Tell Them Anything You Want: A Portrait of Maurice Sendak

Why is my needle stuck in childhood? I don’t know.

— Maurice Sendak

“Just me and Herman.” Eighty-year-old Maurice Sendak lives in Connecticut with his German shepherd. Herman, he insists, is the perfect companion. He “says nothing,” smiles Sendak. “He doesn’t critique my work, he doesn’t cluck his tongue.” Instead, he lies nearby in case a head-rub is forthcoming, and goes on long walks in the brisk autumn air. “He’s the best trained, because of my legs and back,” Sendak notes, “He walks slowly, he takes care of me.”

It’s 2003, and filmmakers Lance Bangs and Spike Jonze are visiting with Sendak and Herman. The result, Tell Them Anything You Want: A Portrait of Maurice Sendak, is appropriately erratic and weird, part documentary, part video diary, and part cunning fantasy. In this series of conversations stitched together in a sort of thematic progress, Sendak talks about his parents and siblings, his lengthy career as a maker of children’s books, his gayness (“Don’t forget when I was gay, the world was extremely unwelcoming and it was very different”). He also talks, a little, about Where the Wild Things Are, winner of 1964’s Caldecott Medal and the book Jonze and Bangs have adapted for a movie of their own.

“It was my first big, big book,” Sendak remembers, “It was a big risk. As it was being done, people at the [publishing] house were already shaking their heads.” Gee, asks Jonze, what was the controversy, so long ago? Sendak explains that it bothered readers who thought children’s books should be exemplary tales, guides to good behavior for kids and parents. Because it features “a mother not having disciplined her child and really, having reduced herself to his level of anger,” the book inspired condemnation by Bruno Bettelheim, who wrote, Sendak recalls, “Don’t let this book overnight in your child’s room.”

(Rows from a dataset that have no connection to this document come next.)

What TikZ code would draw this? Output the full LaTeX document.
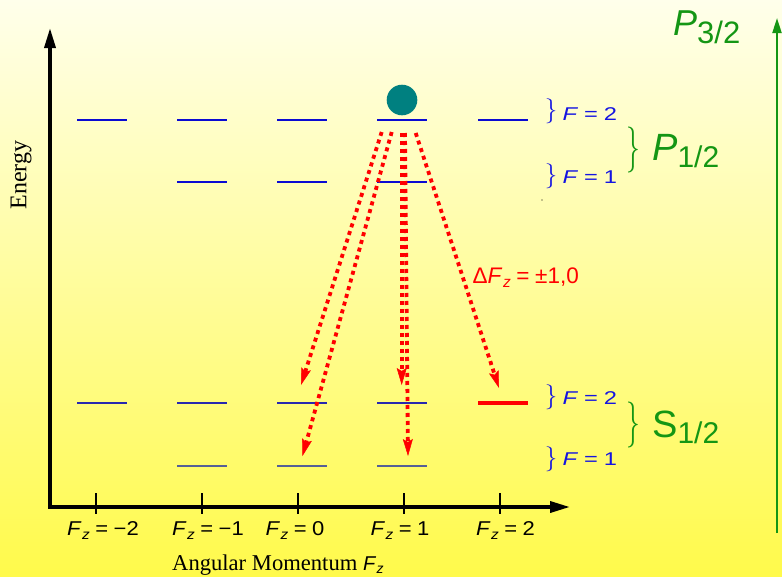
\documentclass[tikz,border=0pt]{standalone}
\usepackage{fontspec}
\setmainfont{Liberation Serif}
\newfontfamily\sansf{Liberation Sans}
\newfontfamily\bracef{Latin Modern Roman}
\usetikzlibrary{arrows.meta,decorations.pathreplacing}
\definecolor{lvlP}{RGB}{10,10,210}
\definecolor{lvlSa}{RGB}{40,40,175}
\definecolor{lvlSb}{RGB}{85,95,150}
\definecolor{txtblue}{RGB}{20,20,225}
\definecolor{grn}{RGB}{20,150,20}
\definecolor{tealdot}{RGB}{0,128,128}
\definecolor{bgtop}{RGB}{255,255,235}
\definecolor{bgbot}{RGB}{255,250,75}
\newcommand\pxs[1]{\fontsize{#1}{#1}\selectfont}
\newcommand\eqs{\hspace{0.25em}=\hspace{0.25em}}
\newcommand\Fzsym[2]{\textit{F}\kern0.5pt\raisebox{-#2}{\pxs{#1}\textit{z}}}
\tikzset{
  lvl/.style={line width=1.5pt},
  axis/.style={line width=3.5pt, line join=miter},
  tickmark/.style={line width=2.2pt},
  emit/.style={red, line width=3.8pt, dash pattern=on 4pt off 4pt,
    -{Stealth[length=17pt,width=10pt,inset=3pt,line width=0.5pt]}},
  flab/.style={anchor=base west, inner sep=0pt, text=txtblue, font=\sansf\pxs{18.5pt}},
  bbrace/.style={inner sep=0pt, text=txtblue, font=\bracef\pxs{25pt}},
  gbrace/.style={inner sep=0pt, text=grn, font=\bracef\pxs{46pt}},
  glab/.style={anchor=base west, inner sep=0pt, text=grn, font=\sansf},
  ticklab/.style={anchor=base, inner sep=0pt, font=\sansf\pxs{20pt}},
}
\begin{document}
\begin{tikzpicture}[x=1pt,y=-1pt]
\shade[top color=bgtop, bottom color=bgbot] (0,0) rectangle (782,576);
\useasboundingbox (0,0) rectangle (782,576);

% axes
\coordinate (ytip) at (50,28);
\coordinate (orig) at (50,507);
\coordinate (xtip) at (570,507);
\draw[axis, {Triangle[length=20pt,width=11pt]}-{Triangle[length=20pt,width=11pt]}] (ytip) -- (orig) -- (xtip);

% ticks and labels
\foreach \n/\x in {m2/96, m1/202, z0/298, p1/404, p2/500}{
  \coordinate (t\n a) at (\x,493);
  \coordinate (t\n b) at (\x,514);
  \draw[tickmark] (t\n a) -- (t\n b);
}
\node[ticklab] (lm2) at (103,535) {\scalebox{1.1}[1]{\Fzsym{14pt}{4pt}\eqs−2}};
\node[ticklab] (lm1) at (208,535) {\scalebox{1.1}[1]{\Fzsym{14pt}{4pt}\eqs−1}};
\node[ticklab] (lz0) at (295,535) {\scalebox{1.1}[1]{\Fzsym{14pt}{4pt}\eqs0}};
\node[ticklab] (lp1) at (400,535) {\scalebox{1.1}[1]{\Fzsym{14pt}{4pt}\eqs1}};
\node[ticklab] (lp2) at (505.5,535) {\scalebox{1.1}[1]{\Fzsym{14pt}{4pt}\eqs2}};

% axis titles
\node[rotate=90, inner sep=0pt, font=\pxs{24pt}] (energy) at (21,175) {Energy};
\node[anchor=base west, inner sep=0pt, font=\pxs{22.6pt}] (angmom) at (172,570)
  {Angular Momentum {\sansf\pxs{20pt}\Fzsym{14pt}{3pt}}};

% levels
\foreach \n/\x in {a/102, b/202, c/302, d/402, e/503}{
  \coordinate (P2\n L) at (\x-25,120); \coordinate (P2\n R) at (\x+25,120);
  \draw[lvl, lvlP] (P2\n L) -- (P2\n R);
}
\foreach \n/\x in {b/202, c/302, d/402}{
  \coordinate (P1\n L) at (\x-25,182); \coordinate (P1\n R) at (\x+25,182);
  \draw[lvl, lvlP] (P1\n L) -- (P1\n R);
  \coordinate (S1\n L) at (\x-25,466); \coordinate (S1\n R) at (\x+25,466);
  \draw[lvl, lvlSb] (S1\n L) -- (S1\n R);
}
\foreach \n/\x in {a/102, b/202, c/302, d/402}{
  \coordinate (S2\n L) at (\x-25,403); \coordinate (S2\n R) at (\x+25,403);
  \draw[lvl, lvlSa] (S2\n L) -- (S2\n R);
}
\coordinate (S2eL) at (478,403); \coordinate (S2eR) at (528,403);
\draw[red, line width=3.5pt] (S2eL) -- (S2eR);

% atom
\fill[tealdot] (402,100) circle (15.3);

% decay arrows
\coordinate (sa) at (381.7,132); \coordinate (ea) at (301,385);
\coordinate (sb) at (391.7,132); \coordinate (eb) at (302.5,456);
\coordinate (sc) at (401.7,133); \coordinate (ec) at (401.7,385);
\coordinate (sd) at (405,133); \coordinate (ed) at (408,456);
\coordinate (se) at (415.7,133); \coordinate (ee) at (499,388);
\draw[emit] (sa) -- (ea);
\draw[emit] (sb) -- (eb);
\draw[emit] (sc) -- (ec);
\draw[emit] (sd) -- (ed);
\draw[emit] (se) -- (ee);

\node[anchor=base west, inner sep=0pt, text=red, font=\sansf\pxs{22.5pt}] (rule) at (472.5,283.3)
  {Δ\Fzsym{15.5pt}{4pt}\eqs±1,0};

% blue sublevel labels
\node[bbrace] (b1) at (551,111.5) {\}};
\node[bbrace] (b2) at (551,176.5) {\}};
\node[bbrace] (b3) at (551,397.5) {\}};
\node[bbrace] (b4) at (551,459.5) {\}};
\node[flab] (f1) at (562.5,120) {\scalebox{1.28}[1]{\textit{F}\eqs2}};
\node[flab] (f2) at (562.5,183) {\scalebox{1.28}[1]{\textit{F}\eqs1}};
\node[flab] (f3) at (562.5,404) {\scalebox{1.28}[1]{\textit{F}\eqs2}};
\node[flab] (f4) at (562.5,465) {\scalebox{1.28}[1]{\textit{F}\eqs1}};

% green braces and term labels
\node[gbrace] (gP) at (633,150) {\scalebox{0.6}[1]{\}}};
\node[gbrace] (gS) at (633,425) {\scalebox{0.6}[1]{\}}};
\node[glab] (P12) at (652,160.7) {{\pxs{38pt}\textit{P}}\raisebox{-7pt}{\pxs{30pt}1/2}};
\node[glab] (S12) at (652,437.5) {{\pxs{38pt}S}\raisebox{-6pt}{\pxs{30pt}1/2}};
\node[glab] (P32) at (673,35.7) {{\pxs{36pt}\textit{P}}\raisebox{-8pt}{\pxs{31pt}3/2}};

% green energy arrow
\coordinate (gbot) at (777,533); \coordinate (gtop) at (777,18);
\draw[grn, line width=2pt, -{Triangle[length=15pt,width=9pt]}] (gbot) -- (gtop);

% stray dot
\fill (542,200) circle (0.6);
\end{tikzpicture}
\end{document}
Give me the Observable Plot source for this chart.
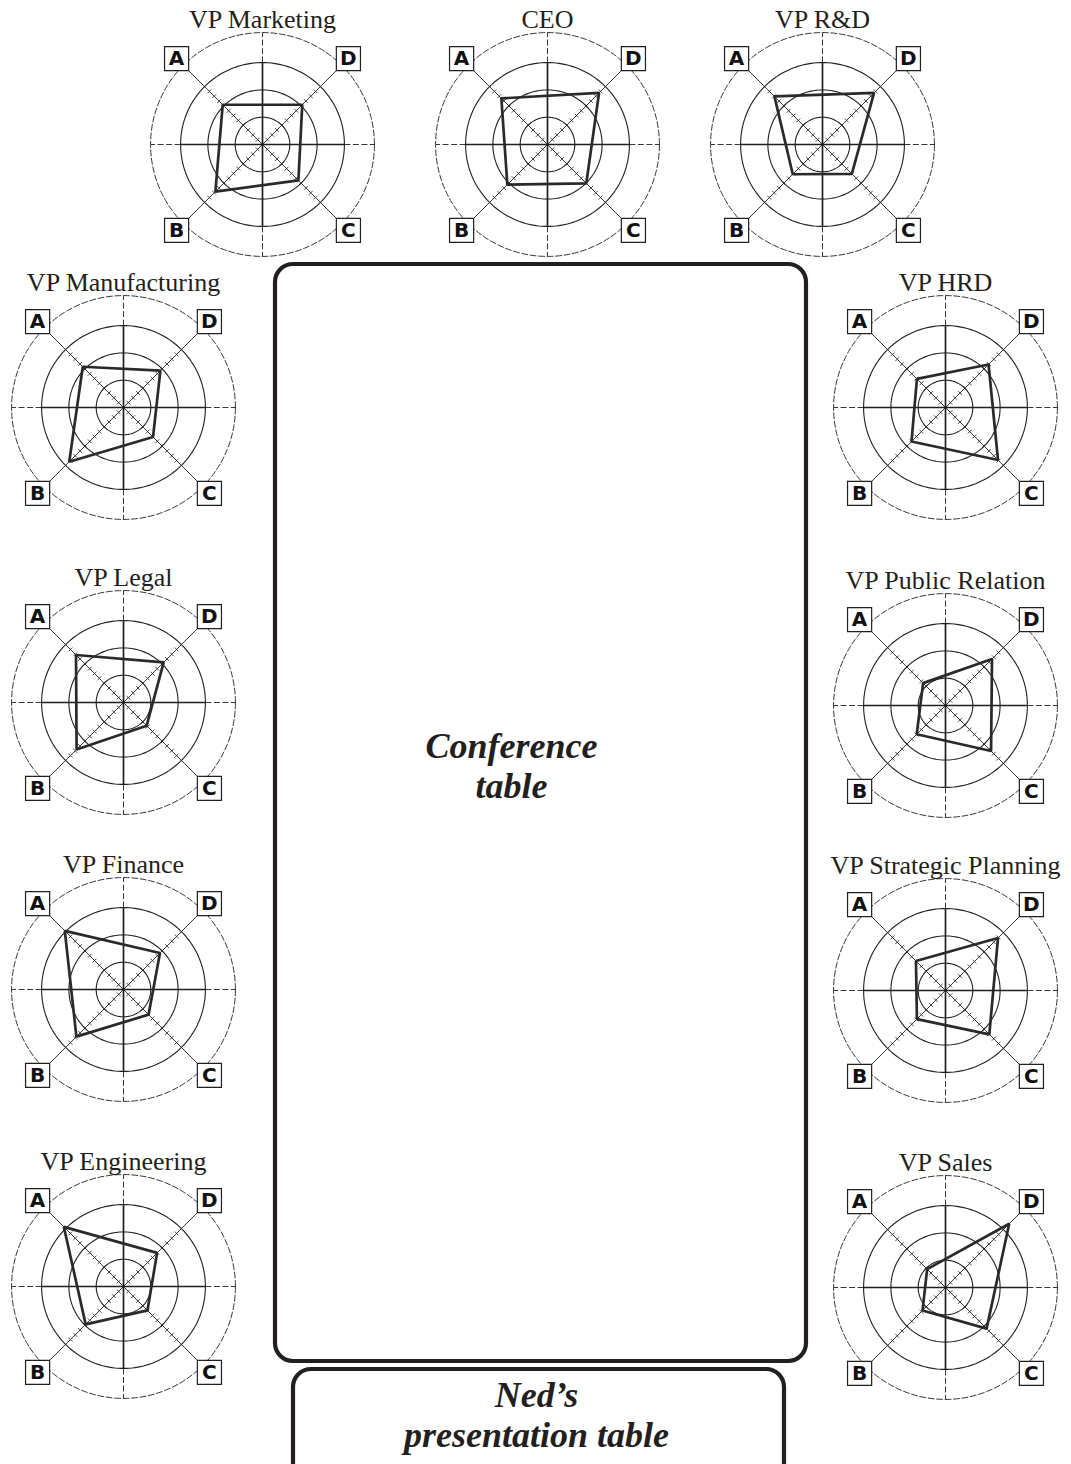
<!DOCTYPE html>
<html><head><meta charset="utf-8">
<script src="https://cdn.jsdelivr.net/npm/d3@7"></script>
<script src="https://cdn.jsdelivr.net/npm/@observablehq/plot@0.6"></script>
<style>
body{margin:0;background:#fff;}
#page{position:relative;width:1071px;height:1464px;overflow:hidden;background:#fff;}
#page > svg{position:absolute;}
</style></head><body><div id="page"></div>
<script>
// ---------- data ----------
const people = ["VP Marketing","CEO","VP R&D","VP Manufacturing","VP HRD","VP Legal","VP Public Relation","VP Finance","VP Strategic Planning","VP Engineering","VP Sales"];
const axisNames = ["A","D","C","B"];
const scoreA = [2.06, 2.39, 2.49, 2.11, 1.48, 2.46, 1.16, 3.04, 1.53, 3.09, 0.95];
const scoreB = [2.44, 2.08, 1.54, 2.81, 1.76, 2.43, 1.49, 2.44, 1.48, 1.96, 1.19];
const scoreC = [1.86, 2.01, 1.52, 1.53, 2.72, 1.20, 2.36, 1.30, 2.27, 1.24, 2.13];
const scoreD = [2.06, 2.67, 2.67, 1.91, 2.23, 2.08, 2.41, 1.89, 2.72, 1.74, 3.30];
const ringValues = [1, 2, 3];
const outerRing = 4.1;
const tickValues = [0.25,0.5,0.75,1,1.25,1.5,1.75,2,2.25,2.5,2.75];
const tableLabels = ["Conference\ntable", "Ned\u2019s\npresentation table"];

// ---------- layout (pixels) ----------
const seatCenters = [[261.7,144],[546.7,144],[821.7,144],[122.7,407.3],[944.5,407.3],[122.7,701.7],[945,705],[122.7,989],[944.5,990],[122.7,1286],[945,1286.7]];
const tableBoxes = [{x1:275,x2:806,y1:264,y2:1361},{x1:293,x2:784,y1:1369,y2:1495}];
const tableTextPos = [[511,797],[536,1446]];
const U = 27.3;            // px per score unit
const W = 270, H = 275, TOP = 142;
const labelR = 4.45;       // label radius (units)
const titleOffset = 117;   // px above center (baseline)
const ink = "#231f20";

const page = document.getElementById("page");

// background: tables
const bg = Plot.plot({
  width: 1071, height: 1464, margin: 0,
  style: {background: "transparent", overflow: "visible"},
  x: {domain: [0, 1071], axis: null},
  y: {domain: [0, 1464], reverse: true, axis: null},
  marks: [
    Plot.rect(tableBoxes, {x1: "x1", x2: "x2", y1: "y1", y2: "y2", rx: 18, fill: "white", stroke: ink, strokeWidth: 4.2}),
    Plot.text(tableLabels, {x: (d, i) => tableTextPos[i][0], y: (d, i) => tableTextPos[i][1], text: d => d,
      fontFamily: "Liberation Serif", fontStyle: "italic", fontWeight: "bold", fontSize: 36, lineHeight: 1.1,
      lineAnchor: "bottom", fill: ink})
  ]
});
bg.style.left = "0px"; bg.style.top = "0px";
page.appendChild(bg);

const angleOf = {A: 135, D: 45, C: -45, B: -135};
const rad = k => angleOf[k] * Math.PI / 180;

function radar(i) {
  const vals = {A: scoreA[i], B: scoreB[i], C: scoreC[i], D: scoreD[i]};
  const pts = axisNames.map(k => ({k, v: vals[k]}));
  const ringPts = [];
  for (const r of ringValues) for (let a = 0; a < 360; a += 2) ringPts.push({r, a: a * Math.PI / 180});
  const outerPts = [];
  for (let a = 0; a < 360; a += 2) outerPts.push({r: outerRing, a: a * Math.PI / 180});
  const r3 = ringValues[ringValues.length - 1];
  const cross = [{dx: 1, dy: 0}, {dx: -1, dy: 0}, {dx: 0, dy: 1}, {dx: 0, dy: -1}];
  const ticks = [];
  for (const k of axisNames) for (const t of tickValues) ticks.push({k, t});
  const th = 0.1;
  const svg = Plot.plot({
    width: W, height: H, margin: 0,
    style: {background: "transparent", overflow: "visible"},
    x: {domain: [-W / 2 / U, W / 2 / U], axis: null},
    y: {domain: [-(H - TOP) / U, TOP / U], axis: null},
    marks: [
      Plot.line(ringPts, {x: d => d.r * Math.cos(d.a), y: d => d.r * Math.sin(d.a), z: "r", curve: "linear-closed", stroke: ink, strokeWidth: 1.1}),
      Plot.line(outerPts, {x: d => d.r * Math.cos(d.a), y: d => d.r * Math.sin(d.a), curve: "linear-closed", stroke: ink, strokeWidth: 0.9, strokeDasharray: "6,2.5"}),
      Plot.link(cross, {x1: 0, y1: 0, x2: d => d.dx * r3, y2: d => d.dy * r3, stroke: ink, strokeWidth: 1.7}),
      Plot.link(cross, {x1: d => d.dx * r3, y1: d => d.dy * r3, x2: d => d.dx * outerRing, y2: d => d.dy * outerRing, stroke: ink, strokeWidth: 0.9, strokeDasharray: "6,2.5"}),
      Plot.link(axisNames, {x1: 0, y1: 0, x2: k => labelR * Math.cos(rad(k)), y2: k => labelR * Math.sin(rad(k)), stroke: ink, strokeWidth: 0.9}),
      Plot.link(ticks, {
        x1: d => d.t * Math.cos(rad(d.k)) - th * Math.sin(rad(d.k)), y1: d => d.t * Math.sin(rad(d.k)) + th * Math.cos(rad(d.k)),
        x2: d => d.t * Math.cos(rad(d.k)) + th * Math.sin(rad(d.k)), y2: d => d.t * Math.sin(rad(d.k)) - th * Math.cos(rad(d.k)),
        stroke: ink, strokeWidth: 0.8}),
      Plot.line(pts, {x: d => d.v * Math.cos(rad(d.k)), y: d => d.v * Math.sin(rad(d.k)), curve: "linear-closed", stroke: "#2a2a2a", strokeWidth: 2.7, strokeLinejoin: "miter"}),
      Plot.dot(axisNames, {x: k => labelR * Math.cos(rad(k)), y: k => labelR * Math.sin(rad(k)), symbol: "square", r: 13.6, fill: "white", stroke: ink, strokeWidth: 1.2}),
      Plot.text(axisNames, {x: k => labelR * Math.cos(rad(k)), y: k => labelR * Math.sin(rad(k)), text: d => d, fontFamily: "DejaVu Sans", fontWeight: "bold", fontSize: 20, fill: "#111", lineAnchor: "middle"}),
      Plot.text([people[i]], {x: 0, y: titleOffset / U, text: d => d, lineAnchor: "bottom", fontFamily: "Liberation Serif", fontSize: 26, fill: ink})
    ]
  });
  svg.style.left = (seatCenters[i][0] - W / 2) + "px";
  svg.style.top = (seatCenters[i][1] - TOP) + "px";
  page.appendChild(svg);
}
people.forEach((p, i) => radar(i));
</script></body></html>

Sendak remembers as well his meeting with an unapologetic Bettelheim, who apparently told him, “I will always hate your book” (as well as the psychiatrist’s eventual suicide, serving here as a bizarre footnote to Sendak’s story). The artist is more interested in children’s experiences than he is in adult’s’ responses tot his work. Describing how he came to his livelihood, Sendak says, “It’s a peculiarity of mine that I do this. Something malfunctions in me, okay? What I do is peculiar, but it’s all I can do.” What he does, he says, is represent kids’ lives, honestly. “In the discussion of children and the lives of children and the fantasies of children and the language of children,” he asserts, “I said anything I wanted, because I don’t believe in children. I don’t believe in childhood. I don’t believe there’s this demarcation, ‘You mustn’t tell them that.'”

He remembers his own childhood vividly. “I mostly observed children,” he says, “I’d sit at my window, even when I was a child. And I would tell their stories, as their stories floated up to the window.” He didn’t have much fun, except when he and his brother made toys together, or his sister took him to the movies (“She was the mother I chose”). Appearing in frame with camera in hand, Jonze delights in the mechanical toys, which the artist keeps in his barn/studio (“It’s amazing how you engineered it!”). Sendak, in turn, commends the younger man’s capacity for fun. “You see,” he nods, “You take that for granted, as you should, and to me, it’s a dilemma, it’s like ‘How do you cross the Alps? How do you have fun?'”

His tendency to worry, Sendak says, is a function of his own childhood, specifically, his early awareness of death. Not only did he witness and feel responsible for a friend’s death in a traffic accident, but as well, he submits, he was very early (at two) exposed to the concept through a newspaper photo. “My obsession with death,” he says, “comes from the Lindbergh baby,” whose corpse he saw on the front page of the Daily News (a photo the paper then removed from the next edition: “Just a lucky few, like me, had seen it”). Sendak recollects this encounter as life-changing. “That a child could die,” he says, “is an infamous insight for a child.”

Seeing that image — and being told by adults afterwards that he had never seen it — shaped his sense of how children comprehend the world, usually quite apart from adults. “That laid down the basis of a lifetime. You wonder what children see, the life of a child, what they see and what they hear and what they don’t discuss with you or choose not to discuss.” As adults are increasingly removed from childhood, Sendak proposes, they miss what children experience, forgetting how it was or could be. It’s this sense of possibility that Sendak represents in his art. As different as his wild things may be from Jonze’s, they share a commitment to imagining, and sometimes revealing, what children see and feel. The work of both men has been repeatedly commended as “magical” and “enchanting.” But as Tell Them Anything You Want insists, their art shows children’s fears and quandaries, more real than romantic.